The Enterprise Ethereum Alliance (EEA), the world’s largest open-source Blockchain initiative, has recently added 34 new members expanding to a total of 150 organizations.
Mastercard and Cisco Systems
The EEA is a non-profit consortium that is focused the developments of Ether or in the broader sense, the whole Ethereum Blockchain. Among their 34 new members are Mastercard and Cisco as well as the Scotiabank and Government of Pradesh.
While Cisco is clearly on the list of the new members in the press release, the absence of Mastercard's name has brought confusion to the Ether community in Reddit. But actually, the true reason behind this is because Mastercard refused to be included in the press release document.

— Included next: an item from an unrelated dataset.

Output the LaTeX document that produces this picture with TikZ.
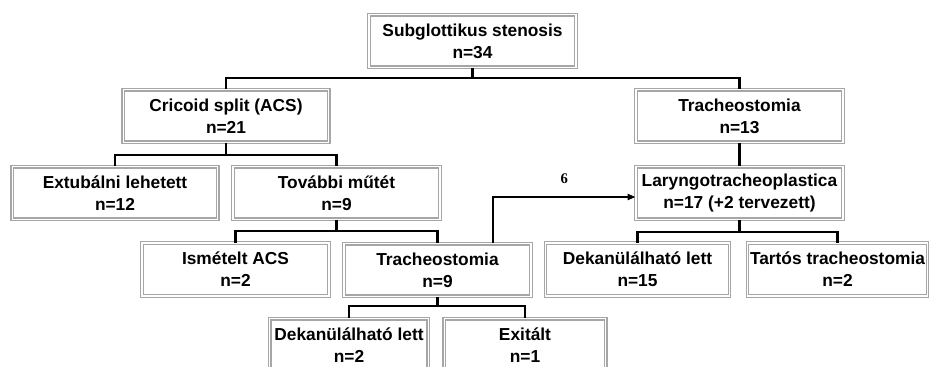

Andrew Keys of ConsenSys explains:
“Mastercard is indeed a new member of EEA. They asked not to be in the press release document but approved being on the EEA official website. They may be doing their own communications on this.”
Aside from those banks and financial institutions, there are also members of EEA that come from different fields and business sectors. They have members representing various industries including technology, government, healthcare, marketing, insurance, energy and even some of the fastest-growing Ethereum start-ups.
The goals of EEA
The consortium was formed just this year in the late February. It was initiated by a group of Ether innovators, financial institutions and Blockchain start-ups. Two of the most prominent founding members of EEA are Intel and JP Morgan Chase.

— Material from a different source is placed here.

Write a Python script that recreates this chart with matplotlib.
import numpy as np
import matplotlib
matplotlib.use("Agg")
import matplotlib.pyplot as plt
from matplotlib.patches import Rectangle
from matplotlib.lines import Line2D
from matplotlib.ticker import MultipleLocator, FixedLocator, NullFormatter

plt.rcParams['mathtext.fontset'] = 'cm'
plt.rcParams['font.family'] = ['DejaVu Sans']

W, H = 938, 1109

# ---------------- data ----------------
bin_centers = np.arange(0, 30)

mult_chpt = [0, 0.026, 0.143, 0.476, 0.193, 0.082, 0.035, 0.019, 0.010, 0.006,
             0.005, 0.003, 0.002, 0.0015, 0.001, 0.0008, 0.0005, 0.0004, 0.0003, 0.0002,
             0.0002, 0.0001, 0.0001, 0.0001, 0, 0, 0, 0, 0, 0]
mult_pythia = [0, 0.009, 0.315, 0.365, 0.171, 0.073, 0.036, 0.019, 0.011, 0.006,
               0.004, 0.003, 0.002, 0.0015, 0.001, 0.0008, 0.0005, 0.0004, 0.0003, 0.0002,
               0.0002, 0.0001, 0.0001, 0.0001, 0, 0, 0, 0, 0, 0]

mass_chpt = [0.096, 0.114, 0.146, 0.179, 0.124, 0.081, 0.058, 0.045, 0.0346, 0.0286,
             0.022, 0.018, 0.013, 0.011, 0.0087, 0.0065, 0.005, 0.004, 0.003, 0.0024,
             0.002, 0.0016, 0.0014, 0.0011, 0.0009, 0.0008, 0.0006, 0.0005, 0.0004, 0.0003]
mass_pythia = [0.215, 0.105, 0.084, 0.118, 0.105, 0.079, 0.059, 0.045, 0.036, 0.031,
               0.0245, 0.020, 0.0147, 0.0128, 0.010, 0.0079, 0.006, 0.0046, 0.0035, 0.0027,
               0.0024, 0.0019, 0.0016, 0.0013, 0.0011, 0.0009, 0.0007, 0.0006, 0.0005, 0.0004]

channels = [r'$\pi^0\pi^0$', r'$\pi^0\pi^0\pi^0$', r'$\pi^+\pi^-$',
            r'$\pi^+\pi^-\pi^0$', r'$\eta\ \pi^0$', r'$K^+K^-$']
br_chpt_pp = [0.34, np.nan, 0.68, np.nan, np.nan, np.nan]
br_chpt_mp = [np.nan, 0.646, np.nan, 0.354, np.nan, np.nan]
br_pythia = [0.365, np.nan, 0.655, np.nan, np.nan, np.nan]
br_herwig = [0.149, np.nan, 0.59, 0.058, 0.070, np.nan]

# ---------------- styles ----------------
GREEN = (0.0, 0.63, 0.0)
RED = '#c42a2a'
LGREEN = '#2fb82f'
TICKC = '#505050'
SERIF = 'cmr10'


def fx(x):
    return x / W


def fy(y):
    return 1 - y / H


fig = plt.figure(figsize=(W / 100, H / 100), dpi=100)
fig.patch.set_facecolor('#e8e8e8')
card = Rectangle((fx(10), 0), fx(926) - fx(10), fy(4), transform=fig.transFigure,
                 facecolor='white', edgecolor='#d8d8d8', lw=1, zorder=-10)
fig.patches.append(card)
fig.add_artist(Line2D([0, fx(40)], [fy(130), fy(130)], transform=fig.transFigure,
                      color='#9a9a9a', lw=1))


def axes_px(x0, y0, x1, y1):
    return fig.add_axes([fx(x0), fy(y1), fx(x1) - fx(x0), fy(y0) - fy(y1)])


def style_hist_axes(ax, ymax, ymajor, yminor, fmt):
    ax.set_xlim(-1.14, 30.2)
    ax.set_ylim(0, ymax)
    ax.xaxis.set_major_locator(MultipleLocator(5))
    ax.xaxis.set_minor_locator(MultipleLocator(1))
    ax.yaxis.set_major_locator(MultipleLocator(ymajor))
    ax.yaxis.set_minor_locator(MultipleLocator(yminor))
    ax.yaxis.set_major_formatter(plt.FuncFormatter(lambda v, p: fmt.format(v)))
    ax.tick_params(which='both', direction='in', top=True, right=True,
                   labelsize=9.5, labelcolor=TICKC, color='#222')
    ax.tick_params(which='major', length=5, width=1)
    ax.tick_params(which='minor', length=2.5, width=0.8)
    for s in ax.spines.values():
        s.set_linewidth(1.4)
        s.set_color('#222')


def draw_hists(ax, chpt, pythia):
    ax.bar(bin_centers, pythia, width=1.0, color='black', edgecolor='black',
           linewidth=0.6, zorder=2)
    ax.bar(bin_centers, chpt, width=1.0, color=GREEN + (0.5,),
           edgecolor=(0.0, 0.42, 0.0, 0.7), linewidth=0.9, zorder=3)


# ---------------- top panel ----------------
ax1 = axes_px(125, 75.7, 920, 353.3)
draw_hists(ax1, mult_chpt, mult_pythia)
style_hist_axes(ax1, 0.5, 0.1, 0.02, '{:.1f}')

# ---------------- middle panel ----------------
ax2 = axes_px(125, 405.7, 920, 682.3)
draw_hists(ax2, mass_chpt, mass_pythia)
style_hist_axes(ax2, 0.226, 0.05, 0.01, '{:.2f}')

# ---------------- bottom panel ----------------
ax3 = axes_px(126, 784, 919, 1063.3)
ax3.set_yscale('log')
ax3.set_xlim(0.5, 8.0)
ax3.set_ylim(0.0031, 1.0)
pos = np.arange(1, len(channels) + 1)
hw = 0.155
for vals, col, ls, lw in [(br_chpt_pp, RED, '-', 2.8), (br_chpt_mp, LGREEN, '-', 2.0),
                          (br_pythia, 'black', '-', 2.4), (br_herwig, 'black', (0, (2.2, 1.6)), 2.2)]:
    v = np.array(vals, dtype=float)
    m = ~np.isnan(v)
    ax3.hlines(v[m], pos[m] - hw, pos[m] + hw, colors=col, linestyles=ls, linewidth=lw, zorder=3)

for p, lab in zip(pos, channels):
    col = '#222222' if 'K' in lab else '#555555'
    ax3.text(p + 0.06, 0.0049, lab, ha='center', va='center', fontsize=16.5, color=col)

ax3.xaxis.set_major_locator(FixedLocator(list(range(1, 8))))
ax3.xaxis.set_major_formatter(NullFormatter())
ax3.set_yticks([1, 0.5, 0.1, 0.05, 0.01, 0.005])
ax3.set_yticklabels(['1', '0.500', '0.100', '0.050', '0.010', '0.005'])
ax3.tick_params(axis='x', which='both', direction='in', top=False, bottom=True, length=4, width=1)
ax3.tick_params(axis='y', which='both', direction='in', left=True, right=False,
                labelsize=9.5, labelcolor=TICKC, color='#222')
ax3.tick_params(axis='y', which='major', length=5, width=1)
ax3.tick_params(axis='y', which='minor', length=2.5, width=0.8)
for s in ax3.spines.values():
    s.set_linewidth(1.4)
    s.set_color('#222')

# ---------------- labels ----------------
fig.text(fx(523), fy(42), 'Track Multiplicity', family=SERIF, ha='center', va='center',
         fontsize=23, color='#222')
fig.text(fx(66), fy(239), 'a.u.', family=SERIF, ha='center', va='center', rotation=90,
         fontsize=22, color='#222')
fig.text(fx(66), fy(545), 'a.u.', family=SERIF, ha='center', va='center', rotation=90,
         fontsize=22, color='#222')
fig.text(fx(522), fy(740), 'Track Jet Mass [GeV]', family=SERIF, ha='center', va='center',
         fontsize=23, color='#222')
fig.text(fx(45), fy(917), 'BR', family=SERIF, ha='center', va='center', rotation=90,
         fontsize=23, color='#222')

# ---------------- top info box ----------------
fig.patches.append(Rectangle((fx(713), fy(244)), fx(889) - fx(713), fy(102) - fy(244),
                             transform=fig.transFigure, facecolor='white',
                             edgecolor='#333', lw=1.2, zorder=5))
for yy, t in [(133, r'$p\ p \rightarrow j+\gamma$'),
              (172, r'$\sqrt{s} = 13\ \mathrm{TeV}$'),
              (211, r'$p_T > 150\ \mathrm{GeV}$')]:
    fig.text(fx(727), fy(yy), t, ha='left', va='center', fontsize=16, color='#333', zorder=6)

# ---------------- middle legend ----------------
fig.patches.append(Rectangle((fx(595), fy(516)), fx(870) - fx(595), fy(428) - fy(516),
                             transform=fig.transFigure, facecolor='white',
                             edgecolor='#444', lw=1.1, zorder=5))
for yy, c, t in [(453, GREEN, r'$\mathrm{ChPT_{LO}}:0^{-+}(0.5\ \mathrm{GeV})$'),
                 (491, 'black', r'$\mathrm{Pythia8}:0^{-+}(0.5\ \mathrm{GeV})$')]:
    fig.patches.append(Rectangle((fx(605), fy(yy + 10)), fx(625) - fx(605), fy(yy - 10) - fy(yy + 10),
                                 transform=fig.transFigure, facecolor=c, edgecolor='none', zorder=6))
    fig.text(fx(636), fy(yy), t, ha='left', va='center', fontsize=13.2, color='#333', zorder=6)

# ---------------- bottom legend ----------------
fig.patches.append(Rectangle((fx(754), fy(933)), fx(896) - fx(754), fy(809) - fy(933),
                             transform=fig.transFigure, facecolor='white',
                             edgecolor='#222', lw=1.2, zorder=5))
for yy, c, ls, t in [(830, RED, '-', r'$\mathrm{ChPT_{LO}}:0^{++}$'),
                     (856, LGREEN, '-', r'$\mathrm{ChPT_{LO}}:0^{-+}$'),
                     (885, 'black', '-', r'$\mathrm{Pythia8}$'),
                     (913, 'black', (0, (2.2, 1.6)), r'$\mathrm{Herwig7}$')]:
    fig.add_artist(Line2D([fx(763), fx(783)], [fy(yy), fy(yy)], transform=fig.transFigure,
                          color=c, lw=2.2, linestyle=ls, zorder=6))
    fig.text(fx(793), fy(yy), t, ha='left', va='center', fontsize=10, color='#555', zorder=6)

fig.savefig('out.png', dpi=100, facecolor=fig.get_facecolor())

EEA was established "to build, promote, and broadly support Ethereum-based technology best practices, open standards and open source reference architectures."
In other words, they aim to streamline the Blockchain technology to be suitable for enterprise settings.
Furthermore, EEA also puts privacy, scalability, confidentiality and security as their priority - a much-needed alliance considering all the security and price volatility issues Ethereum has been experiencing recently.